A strong advocate of reading aloud, an undervalued skill he believed, he incorporated it into his teaching whenever he could. He also read aloud on a bi-weekly basis during his retirement years in daughter Rose’s elementary classes, initially in the Greenfield Public Schools, and then at the Bement School in Deerfield.

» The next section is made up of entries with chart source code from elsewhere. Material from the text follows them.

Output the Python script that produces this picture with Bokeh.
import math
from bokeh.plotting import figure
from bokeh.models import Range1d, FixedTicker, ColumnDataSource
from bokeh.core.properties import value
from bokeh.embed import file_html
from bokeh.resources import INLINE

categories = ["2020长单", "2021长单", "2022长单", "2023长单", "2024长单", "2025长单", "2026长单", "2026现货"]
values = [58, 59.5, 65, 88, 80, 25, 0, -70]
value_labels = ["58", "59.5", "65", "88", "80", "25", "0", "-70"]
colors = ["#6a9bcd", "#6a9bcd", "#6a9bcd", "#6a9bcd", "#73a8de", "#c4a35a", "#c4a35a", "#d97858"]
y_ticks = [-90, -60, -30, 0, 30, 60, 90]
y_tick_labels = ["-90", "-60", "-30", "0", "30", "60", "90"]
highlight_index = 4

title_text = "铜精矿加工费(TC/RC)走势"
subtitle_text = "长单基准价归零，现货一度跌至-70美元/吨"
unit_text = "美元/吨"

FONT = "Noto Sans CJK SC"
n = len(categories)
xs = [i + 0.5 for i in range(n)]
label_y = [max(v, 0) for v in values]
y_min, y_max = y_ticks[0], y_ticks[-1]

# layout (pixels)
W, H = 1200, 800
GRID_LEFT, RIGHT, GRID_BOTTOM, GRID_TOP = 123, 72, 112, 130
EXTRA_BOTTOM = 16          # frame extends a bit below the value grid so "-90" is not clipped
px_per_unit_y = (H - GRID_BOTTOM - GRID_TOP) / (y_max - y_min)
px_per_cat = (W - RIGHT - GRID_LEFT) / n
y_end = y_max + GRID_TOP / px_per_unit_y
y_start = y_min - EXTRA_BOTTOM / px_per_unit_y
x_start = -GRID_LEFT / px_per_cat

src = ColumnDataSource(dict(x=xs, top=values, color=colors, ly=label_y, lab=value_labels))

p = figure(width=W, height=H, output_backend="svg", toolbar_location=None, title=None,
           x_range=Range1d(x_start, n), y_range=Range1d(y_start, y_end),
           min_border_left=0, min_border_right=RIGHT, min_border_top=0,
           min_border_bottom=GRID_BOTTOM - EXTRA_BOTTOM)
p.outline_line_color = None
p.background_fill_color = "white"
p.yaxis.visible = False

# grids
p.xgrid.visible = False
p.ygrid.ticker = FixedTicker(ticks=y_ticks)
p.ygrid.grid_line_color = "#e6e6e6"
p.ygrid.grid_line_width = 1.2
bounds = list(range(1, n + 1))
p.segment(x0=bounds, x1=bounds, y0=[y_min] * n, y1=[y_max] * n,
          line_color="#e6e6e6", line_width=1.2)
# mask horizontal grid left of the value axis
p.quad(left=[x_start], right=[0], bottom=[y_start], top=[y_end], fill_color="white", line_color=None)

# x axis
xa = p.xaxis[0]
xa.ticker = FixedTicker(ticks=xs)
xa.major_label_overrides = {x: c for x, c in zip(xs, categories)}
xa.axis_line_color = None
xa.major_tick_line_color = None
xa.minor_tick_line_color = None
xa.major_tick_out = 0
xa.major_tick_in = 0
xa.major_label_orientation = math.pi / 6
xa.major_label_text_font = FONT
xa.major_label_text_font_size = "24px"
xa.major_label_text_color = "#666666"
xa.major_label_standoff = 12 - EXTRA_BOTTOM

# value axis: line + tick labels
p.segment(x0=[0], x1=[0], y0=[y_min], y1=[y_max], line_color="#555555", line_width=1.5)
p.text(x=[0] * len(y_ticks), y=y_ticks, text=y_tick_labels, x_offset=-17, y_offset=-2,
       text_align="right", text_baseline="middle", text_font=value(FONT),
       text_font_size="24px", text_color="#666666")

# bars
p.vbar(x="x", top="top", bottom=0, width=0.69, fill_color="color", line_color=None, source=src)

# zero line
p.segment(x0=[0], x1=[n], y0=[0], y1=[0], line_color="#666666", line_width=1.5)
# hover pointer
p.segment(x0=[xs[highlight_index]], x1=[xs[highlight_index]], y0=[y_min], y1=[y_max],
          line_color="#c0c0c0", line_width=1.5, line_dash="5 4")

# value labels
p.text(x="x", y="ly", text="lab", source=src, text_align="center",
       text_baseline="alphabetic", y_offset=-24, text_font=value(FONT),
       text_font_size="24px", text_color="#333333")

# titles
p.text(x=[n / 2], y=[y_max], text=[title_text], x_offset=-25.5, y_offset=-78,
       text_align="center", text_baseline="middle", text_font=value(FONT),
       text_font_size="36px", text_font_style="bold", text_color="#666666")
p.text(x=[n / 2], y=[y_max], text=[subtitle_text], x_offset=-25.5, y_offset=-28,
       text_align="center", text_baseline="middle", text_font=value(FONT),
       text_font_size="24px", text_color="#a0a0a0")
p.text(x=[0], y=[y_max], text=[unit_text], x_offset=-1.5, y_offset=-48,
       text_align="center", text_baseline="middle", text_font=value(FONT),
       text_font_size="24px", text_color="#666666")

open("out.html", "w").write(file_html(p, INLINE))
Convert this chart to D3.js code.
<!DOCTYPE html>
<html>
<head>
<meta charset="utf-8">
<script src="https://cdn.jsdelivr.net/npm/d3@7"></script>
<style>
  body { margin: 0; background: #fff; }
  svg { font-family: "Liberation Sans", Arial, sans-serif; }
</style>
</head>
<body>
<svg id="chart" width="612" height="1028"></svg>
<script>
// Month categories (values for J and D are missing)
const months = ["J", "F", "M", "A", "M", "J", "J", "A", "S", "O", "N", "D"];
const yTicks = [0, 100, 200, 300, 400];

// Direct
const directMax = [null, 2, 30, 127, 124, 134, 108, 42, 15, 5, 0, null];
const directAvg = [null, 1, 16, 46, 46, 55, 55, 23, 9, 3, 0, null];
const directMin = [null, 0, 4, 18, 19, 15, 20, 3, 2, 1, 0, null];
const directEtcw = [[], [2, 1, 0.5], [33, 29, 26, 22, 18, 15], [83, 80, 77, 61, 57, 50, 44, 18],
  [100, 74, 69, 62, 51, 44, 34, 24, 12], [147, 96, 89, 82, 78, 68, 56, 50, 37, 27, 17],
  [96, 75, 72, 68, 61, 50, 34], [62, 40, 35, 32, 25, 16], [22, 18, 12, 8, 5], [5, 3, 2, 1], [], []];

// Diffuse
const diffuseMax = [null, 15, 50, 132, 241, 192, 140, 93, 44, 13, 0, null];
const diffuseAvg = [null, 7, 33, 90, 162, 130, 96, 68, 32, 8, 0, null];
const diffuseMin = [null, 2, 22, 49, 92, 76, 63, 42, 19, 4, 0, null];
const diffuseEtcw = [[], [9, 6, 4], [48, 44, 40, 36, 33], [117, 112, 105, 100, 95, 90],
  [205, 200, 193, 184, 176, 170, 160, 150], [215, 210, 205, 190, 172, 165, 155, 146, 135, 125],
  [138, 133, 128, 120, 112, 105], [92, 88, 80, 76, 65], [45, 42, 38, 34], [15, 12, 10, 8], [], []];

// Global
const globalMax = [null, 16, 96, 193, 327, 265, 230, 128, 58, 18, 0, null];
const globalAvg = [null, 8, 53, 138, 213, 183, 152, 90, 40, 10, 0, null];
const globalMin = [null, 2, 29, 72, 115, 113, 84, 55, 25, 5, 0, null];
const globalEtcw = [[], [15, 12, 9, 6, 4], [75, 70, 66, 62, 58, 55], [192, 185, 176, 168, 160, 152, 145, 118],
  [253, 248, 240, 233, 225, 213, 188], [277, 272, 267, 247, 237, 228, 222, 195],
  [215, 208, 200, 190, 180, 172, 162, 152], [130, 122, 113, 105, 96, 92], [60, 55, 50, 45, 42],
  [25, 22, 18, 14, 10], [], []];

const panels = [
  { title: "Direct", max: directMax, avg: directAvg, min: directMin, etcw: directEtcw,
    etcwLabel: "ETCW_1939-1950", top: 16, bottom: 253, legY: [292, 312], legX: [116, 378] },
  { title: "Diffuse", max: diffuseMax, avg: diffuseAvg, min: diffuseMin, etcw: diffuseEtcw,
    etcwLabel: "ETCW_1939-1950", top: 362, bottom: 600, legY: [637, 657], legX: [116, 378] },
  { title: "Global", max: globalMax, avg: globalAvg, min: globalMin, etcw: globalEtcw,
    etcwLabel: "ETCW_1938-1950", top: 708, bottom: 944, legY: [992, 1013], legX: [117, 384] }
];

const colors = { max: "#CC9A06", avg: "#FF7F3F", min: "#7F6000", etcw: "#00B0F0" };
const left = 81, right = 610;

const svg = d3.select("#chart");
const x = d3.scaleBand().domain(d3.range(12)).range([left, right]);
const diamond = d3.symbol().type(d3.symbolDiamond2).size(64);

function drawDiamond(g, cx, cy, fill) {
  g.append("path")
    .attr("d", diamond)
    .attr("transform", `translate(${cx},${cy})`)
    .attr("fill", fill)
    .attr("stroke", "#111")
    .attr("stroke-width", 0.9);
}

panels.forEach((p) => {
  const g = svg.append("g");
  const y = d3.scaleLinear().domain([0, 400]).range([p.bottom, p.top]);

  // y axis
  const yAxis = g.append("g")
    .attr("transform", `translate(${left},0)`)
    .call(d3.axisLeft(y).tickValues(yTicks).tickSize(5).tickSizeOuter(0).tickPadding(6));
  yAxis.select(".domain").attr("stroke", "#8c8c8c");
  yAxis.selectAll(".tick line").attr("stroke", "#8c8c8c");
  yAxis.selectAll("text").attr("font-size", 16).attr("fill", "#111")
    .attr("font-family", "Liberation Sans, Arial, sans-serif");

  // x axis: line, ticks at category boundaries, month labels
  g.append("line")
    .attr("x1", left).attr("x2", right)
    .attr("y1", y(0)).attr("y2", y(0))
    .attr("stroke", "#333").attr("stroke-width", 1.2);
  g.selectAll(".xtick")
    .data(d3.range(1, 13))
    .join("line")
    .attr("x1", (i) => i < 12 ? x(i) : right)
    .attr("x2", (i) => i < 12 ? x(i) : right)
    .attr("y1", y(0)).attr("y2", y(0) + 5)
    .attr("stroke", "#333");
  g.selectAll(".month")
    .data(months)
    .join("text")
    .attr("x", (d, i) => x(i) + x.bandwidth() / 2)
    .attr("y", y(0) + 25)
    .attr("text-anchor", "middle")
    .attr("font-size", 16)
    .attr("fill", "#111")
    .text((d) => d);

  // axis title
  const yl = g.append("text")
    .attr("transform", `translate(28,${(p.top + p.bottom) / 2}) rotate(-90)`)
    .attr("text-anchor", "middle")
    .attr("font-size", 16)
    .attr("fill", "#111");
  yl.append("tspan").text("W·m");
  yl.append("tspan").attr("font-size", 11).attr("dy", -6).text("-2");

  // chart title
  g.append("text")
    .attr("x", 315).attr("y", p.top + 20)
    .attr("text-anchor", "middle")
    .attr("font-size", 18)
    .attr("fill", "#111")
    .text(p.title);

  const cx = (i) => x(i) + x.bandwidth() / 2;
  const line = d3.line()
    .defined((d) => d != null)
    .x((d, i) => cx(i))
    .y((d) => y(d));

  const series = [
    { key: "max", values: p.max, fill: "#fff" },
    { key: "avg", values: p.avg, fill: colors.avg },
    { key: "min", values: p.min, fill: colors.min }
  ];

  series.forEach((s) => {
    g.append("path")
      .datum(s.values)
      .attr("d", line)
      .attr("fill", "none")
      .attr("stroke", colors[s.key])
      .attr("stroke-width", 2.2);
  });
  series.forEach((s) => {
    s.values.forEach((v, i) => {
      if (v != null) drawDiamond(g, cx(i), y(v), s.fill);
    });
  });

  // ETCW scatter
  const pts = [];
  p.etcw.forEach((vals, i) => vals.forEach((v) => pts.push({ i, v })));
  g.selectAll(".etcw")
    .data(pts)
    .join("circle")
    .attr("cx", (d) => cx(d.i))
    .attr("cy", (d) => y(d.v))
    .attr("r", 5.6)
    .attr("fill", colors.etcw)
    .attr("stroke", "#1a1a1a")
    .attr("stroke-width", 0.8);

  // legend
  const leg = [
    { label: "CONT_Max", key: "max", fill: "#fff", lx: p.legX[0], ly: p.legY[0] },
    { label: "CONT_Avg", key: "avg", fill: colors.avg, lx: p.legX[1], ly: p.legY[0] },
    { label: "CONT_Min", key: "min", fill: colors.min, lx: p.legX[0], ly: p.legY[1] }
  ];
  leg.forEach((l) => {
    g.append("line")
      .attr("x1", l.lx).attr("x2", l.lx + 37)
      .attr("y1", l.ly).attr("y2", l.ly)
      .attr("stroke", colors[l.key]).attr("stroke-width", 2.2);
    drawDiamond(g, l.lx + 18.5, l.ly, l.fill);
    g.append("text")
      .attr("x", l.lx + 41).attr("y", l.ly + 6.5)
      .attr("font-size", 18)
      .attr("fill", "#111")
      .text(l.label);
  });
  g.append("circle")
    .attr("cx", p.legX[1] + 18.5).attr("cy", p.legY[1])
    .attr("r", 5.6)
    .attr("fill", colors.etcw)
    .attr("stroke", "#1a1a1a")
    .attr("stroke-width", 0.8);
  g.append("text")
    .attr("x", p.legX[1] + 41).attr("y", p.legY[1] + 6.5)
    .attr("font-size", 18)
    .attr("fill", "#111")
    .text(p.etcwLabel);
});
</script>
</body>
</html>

He loved good stories and a well-told joke, was an avid birder, part-time gardener, crossword puzzler, amateur cook, walker, swimmer, and bicyclist. He was active in various Catholic parishes, first at Amherst’s St. Brigid’s, a member of the choir there, and then at both of his South Deerfield churches, St. James and St. Stanislaus, now Holy family, where he also sang in the choir. He joined the Newman Center community in 2007. He became a Eucharistic Minister there in 1996. Most Holy Redeemer in Hadley welcomed Vincent in 2017.

A member of the Cursillo movement in the Springfield diocese, he met monthly for many years with his men’s group. Originally seven in number, three remained at his death.

On his return to Amherst in 2007 he became a trustee of the Amherst Historical Society, beginning in 2008, and its treasurer, 2010-2012. Like his Amherst book, it was his way, he said, of giving back, his love-letter to Amherst, “why the town has meant, and continues to mean, so much to me.”

One of his greatest teaching pleasures was watching students grow and mature, and this was particularly true, he thought, when it came to grandchildren and step-grandchildren. “Something new and exciting takes place in their lives every day,” he often commented.

He is survived by three sons and two daughters: Thomas (Julie) of Manchester, NH; Sean (Joanne) of Belchertown, MA; Frances Cleary (Mark Borwick) of Bronxville, NY; Rosemarie Gage (Brad) of Belchertown, MA; and Stephen (Roseann) of Severna Park, Maryland; two stepsons, Thomas Frisardi of Longbeach, CA and Andrew Frisardi (Daphne) of Castiglione, Italy; eleven grandchildren—Megan and Andrew Cleary; Liam, Erin and Tara Cleary; Spencer and Jacqueline Borwick; Mackenzie Gage; Peyton, Sydney and Carter Cleary ~ and three step-grandchildren—Raquel, Dario and Cecilia Frisardi; a brother, John Cleary of Bala Cynwyd, PA, and brother-in-law, Tom Maher (Janet) of Langhorne, PA, as well as numerous nephews and nieces. Five siblings—David, Jean, Robert, Barbara and Gerald—predeceased him.

Calling hours will be Friday, September 28 from 5 – 8 p.m at The Douglass Funeral Service, Amherst, MA. A Mass of Christian Burial will be celebrated at the Most Holy Redeemer at 10 A.M. on Saturday, September 29, 2018. Interment will follow at St. Brigid’s Cemetery, Hadley, MA.

Memorial donations in his name may be made to the Most Holy Redeemer Church, the Amherst Survival Center, where he enjoyed many hours as a volunteer, or the Amherst Historical Society.